The Long-Term Impact: Downtime and Replacement
4. The Cost of Downtime (The Biggest Killer of ROI) What is the cost of a blank screen? It’s the biggest hidden expense of all.
- A ‘Cheap’ Display: When it fails, it can remain dark for days or even weeks. This happens while you arrange for repairs or replacement.
- The Impact: That blank screen is not just broken hardware. With it, you lose advertising revenue. You miss opportunities to upsell customers. Finally, it leaves a negative impression on your brand and makes your business look unprofessional. For a key retail display during a holiday sale, this cost can be thousands of dollars.

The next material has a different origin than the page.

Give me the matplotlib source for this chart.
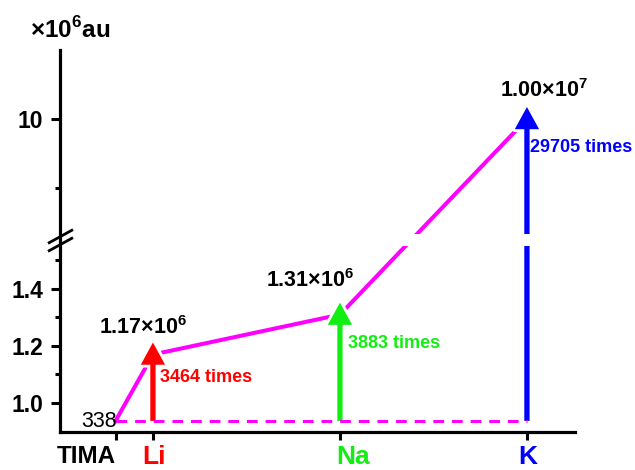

5. Lifespan and the Replacement Cycle A cheap display might last only 18-24 months in a commercial environment. Then, it will need a complete replacement. In contrast, we engineer a quality commercial display from MWE Display to last. You can expect it to perform for five to seven years, or even longer. This means that over a five-year period, you might buy two or three cheap displays and pay for repeated installations, compared to just one reliable MWE Display unit.
Conclusion: A Smarter Calculation
When you compare the full picture, the conclusion is clear. The high maintenance costs, expensive downtime, and short replacement cycle make a “cheap” display a far more expensive proposition in the long run.
When you invest in a quality display from MWE Display, you choose to lower your Total Cost of Ownership. You are paying for reliability, efficiency, and the peace of mind that comes from a product we have engineered to deliver value year after year.